* Start Data provided *
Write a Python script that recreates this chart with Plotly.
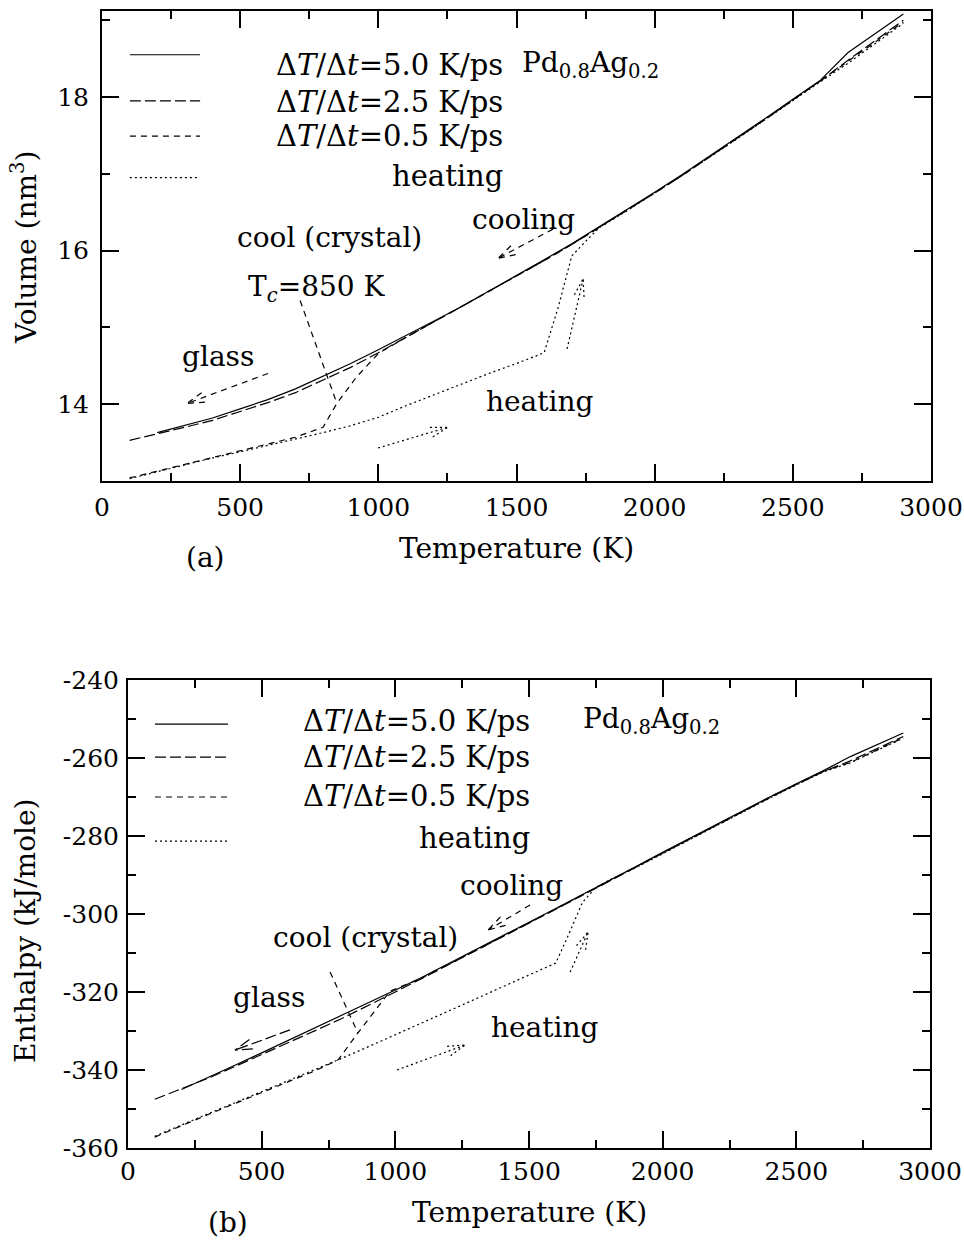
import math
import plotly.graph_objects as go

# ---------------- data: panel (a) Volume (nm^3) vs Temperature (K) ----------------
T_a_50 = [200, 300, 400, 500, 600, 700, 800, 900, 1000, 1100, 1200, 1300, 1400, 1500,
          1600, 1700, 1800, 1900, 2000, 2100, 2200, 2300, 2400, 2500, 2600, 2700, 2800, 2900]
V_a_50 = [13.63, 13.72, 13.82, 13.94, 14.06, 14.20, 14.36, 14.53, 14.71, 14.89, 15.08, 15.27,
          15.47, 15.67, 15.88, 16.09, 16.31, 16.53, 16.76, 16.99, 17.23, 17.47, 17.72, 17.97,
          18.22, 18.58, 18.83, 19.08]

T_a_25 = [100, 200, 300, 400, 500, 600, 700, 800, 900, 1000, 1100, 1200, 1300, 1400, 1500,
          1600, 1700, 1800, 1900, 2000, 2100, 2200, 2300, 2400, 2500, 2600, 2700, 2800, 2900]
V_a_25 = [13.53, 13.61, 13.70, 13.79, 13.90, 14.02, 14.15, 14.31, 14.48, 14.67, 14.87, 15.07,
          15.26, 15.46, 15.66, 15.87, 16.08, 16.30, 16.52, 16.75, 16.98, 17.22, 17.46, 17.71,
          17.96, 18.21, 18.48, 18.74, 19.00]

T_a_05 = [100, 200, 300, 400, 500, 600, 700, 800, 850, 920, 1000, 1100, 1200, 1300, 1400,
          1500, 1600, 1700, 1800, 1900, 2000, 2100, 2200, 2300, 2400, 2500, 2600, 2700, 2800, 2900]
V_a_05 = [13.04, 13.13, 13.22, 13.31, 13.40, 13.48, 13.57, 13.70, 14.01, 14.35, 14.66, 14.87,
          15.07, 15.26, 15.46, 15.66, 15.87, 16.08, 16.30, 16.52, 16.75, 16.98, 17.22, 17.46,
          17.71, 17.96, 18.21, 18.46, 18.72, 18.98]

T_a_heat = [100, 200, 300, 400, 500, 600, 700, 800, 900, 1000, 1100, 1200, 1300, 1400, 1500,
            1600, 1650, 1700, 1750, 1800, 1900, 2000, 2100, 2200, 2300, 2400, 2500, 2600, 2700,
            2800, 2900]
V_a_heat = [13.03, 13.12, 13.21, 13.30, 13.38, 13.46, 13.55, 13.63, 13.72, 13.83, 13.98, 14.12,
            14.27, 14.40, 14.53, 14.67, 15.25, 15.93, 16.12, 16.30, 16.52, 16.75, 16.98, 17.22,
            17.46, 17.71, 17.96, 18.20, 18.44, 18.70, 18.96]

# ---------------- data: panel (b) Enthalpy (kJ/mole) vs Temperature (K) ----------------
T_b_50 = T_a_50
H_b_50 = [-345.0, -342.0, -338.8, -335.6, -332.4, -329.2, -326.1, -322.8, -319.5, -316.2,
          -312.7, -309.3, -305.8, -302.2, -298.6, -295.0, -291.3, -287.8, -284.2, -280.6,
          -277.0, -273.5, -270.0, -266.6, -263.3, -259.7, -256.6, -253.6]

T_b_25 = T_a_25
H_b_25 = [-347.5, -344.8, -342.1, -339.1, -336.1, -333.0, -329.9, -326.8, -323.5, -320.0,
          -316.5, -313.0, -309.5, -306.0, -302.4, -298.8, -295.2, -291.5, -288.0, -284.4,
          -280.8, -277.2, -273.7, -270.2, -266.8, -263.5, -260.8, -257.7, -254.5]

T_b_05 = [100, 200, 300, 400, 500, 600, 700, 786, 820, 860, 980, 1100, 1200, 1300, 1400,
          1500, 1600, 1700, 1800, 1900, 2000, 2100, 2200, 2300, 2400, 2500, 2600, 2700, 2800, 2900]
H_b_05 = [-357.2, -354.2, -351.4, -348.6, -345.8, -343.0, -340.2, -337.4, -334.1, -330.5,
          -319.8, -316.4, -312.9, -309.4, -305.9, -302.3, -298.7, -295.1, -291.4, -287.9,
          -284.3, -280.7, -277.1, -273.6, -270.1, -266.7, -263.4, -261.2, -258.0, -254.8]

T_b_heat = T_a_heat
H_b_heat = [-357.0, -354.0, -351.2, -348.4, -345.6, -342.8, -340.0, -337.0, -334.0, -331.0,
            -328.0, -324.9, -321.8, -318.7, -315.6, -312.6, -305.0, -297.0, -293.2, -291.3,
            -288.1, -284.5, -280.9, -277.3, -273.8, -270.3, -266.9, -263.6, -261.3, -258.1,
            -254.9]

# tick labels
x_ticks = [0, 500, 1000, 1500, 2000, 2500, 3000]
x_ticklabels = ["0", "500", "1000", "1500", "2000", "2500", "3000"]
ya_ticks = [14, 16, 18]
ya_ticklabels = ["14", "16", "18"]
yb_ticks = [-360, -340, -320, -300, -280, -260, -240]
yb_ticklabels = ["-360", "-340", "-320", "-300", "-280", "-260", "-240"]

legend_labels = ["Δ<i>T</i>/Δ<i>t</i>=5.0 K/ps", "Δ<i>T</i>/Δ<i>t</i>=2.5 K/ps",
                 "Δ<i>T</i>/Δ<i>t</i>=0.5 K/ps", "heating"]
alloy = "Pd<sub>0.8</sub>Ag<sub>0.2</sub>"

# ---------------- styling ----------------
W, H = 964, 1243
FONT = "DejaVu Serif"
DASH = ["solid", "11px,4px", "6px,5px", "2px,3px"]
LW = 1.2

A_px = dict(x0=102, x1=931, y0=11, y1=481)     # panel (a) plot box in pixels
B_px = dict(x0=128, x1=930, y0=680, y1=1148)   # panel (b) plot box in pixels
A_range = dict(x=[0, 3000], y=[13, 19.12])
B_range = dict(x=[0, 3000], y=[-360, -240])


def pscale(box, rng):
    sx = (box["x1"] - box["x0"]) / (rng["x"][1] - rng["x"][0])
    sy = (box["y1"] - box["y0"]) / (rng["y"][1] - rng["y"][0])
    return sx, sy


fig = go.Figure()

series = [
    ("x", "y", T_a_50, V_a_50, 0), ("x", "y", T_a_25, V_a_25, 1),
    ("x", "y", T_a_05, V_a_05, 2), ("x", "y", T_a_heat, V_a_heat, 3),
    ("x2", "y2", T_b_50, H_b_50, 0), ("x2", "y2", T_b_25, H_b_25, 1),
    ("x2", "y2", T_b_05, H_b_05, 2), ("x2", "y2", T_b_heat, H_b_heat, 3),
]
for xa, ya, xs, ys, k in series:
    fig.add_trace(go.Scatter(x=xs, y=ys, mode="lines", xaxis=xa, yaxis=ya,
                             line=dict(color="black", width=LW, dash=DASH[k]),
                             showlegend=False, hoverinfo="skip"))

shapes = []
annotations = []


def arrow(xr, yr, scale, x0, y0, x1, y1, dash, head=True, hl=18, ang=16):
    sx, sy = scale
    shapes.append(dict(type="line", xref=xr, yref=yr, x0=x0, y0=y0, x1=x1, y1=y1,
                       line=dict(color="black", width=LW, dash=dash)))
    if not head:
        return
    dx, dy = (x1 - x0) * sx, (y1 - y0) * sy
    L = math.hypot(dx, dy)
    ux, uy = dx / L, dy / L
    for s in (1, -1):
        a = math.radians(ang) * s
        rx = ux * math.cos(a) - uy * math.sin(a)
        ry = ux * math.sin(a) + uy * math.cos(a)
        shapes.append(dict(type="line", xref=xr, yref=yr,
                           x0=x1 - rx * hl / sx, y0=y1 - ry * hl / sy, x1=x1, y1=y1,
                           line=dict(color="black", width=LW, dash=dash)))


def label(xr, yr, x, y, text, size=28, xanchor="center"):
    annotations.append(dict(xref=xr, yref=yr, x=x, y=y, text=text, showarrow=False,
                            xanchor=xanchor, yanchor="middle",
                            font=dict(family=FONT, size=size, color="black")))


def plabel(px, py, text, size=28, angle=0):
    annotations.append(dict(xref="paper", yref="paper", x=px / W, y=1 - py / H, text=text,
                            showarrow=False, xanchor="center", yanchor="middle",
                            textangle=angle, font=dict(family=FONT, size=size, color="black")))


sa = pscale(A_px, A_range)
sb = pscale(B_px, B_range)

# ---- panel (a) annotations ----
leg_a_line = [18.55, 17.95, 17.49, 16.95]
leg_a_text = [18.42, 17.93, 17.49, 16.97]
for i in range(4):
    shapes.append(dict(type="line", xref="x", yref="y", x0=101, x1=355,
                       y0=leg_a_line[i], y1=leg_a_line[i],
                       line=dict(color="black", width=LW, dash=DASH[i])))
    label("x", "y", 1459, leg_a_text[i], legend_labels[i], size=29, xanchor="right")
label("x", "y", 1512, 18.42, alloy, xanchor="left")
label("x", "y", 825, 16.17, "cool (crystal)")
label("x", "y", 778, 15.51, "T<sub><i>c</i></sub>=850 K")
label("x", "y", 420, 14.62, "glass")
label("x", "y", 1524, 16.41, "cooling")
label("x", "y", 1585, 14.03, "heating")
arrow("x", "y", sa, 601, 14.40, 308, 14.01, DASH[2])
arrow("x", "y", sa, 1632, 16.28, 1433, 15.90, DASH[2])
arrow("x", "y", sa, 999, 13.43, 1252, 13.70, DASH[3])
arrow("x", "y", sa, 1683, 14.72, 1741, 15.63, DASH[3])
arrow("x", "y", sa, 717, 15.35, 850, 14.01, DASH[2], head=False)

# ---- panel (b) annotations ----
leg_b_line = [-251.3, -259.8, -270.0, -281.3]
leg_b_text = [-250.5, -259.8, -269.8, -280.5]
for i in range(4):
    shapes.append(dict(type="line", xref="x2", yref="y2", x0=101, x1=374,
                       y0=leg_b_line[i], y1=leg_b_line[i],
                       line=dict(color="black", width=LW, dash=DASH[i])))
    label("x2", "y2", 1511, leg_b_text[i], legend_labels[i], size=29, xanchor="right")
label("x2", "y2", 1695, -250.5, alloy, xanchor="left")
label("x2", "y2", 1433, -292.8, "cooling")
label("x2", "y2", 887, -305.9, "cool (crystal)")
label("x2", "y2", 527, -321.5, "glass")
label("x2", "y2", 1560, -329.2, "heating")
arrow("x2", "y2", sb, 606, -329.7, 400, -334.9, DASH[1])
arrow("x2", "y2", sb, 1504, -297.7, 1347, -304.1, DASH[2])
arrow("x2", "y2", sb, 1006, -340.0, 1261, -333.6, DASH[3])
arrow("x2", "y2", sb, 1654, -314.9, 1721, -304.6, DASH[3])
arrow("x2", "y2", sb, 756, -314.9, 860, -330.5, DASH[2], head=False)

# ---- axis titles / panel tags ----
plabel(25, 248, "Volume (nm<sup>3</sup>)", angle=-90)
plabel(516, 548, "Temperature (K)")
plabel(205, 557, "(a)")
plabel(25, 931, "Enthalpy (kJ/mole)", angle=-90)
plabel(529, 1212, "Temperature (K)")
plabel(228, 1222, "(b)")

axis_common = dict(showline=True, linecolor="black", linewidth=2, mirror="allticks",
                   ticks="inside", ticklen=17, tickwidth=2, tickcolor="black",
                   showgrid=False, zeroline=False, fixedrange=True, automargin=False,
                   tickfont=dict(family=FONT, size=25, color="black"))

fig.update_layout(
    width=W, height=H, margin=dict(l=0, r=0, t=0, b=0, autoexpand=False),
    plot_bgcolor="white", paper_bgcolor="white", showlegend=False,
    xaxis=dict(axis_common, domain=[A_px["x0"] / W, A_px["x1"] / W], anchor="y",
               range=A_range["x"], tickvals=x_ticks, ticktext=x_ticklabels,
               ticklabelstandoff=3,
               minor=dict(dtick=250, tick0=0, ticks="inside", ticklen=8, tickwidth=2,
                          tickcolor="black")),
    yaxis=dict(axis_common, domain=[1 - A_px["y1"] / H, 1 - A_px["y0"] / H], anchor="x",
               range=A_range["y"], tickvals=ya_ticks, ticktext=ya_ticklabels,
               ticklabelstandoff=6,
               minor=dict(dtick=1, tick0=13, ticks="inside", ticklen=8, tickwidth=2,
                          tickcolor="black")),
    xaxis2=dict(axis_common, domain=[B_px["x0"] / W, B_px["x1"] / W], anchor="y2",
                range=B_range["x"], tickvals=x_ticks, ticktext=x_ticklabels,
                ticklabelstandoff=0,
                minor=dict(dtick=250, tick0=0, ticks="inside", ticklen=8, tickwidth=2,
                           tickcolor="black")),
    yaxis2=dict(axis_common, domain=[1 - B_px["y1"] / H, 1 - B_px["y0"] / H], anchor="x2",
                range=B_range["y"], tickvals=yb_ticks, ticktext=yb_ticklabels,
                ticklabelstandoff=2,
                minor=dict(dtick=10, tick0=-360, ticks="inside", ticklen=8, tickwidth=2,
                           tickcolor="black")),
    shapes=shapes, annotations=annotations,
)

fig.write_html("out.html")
* End Data provided *
_Stated task_
From the opening line of the listing above through the line bearing "18.22, 18.58, 18.83, 19.08]", repeat each line exactly. Drop every picture.

_Final answer_
Write a Python script that recreates this chart with Plotly.
import math
import plotly.graph_objects as go

# ---------------- data: panel (a) Volume (nm^3) vs Temperature (K) ----------------
T_a_50 = [200, 300, 400, 500, 600, 700, 800, 900, 1000, 1100, 1200, 1300, 1400, 1500,
          1600, 1700, 1800, 1900, 2000, 2100, 2200, 2300, 2400, 2500, 2600, 2700, 2800, 2900]
V_a_50 = [13.63, 13.72, 13.82, 13.94, 14.06, 14.20, 14.36, 14.53, 14.71, 14.89, 15.08, 15.27,
          15.47, 15.67, 15.88, 16.09, 16.31, 16.53, 16.76, 16.99, 17.23, 17.47, 17.72, 17.97,
          18.22, 18.58, 18.83, 19.08]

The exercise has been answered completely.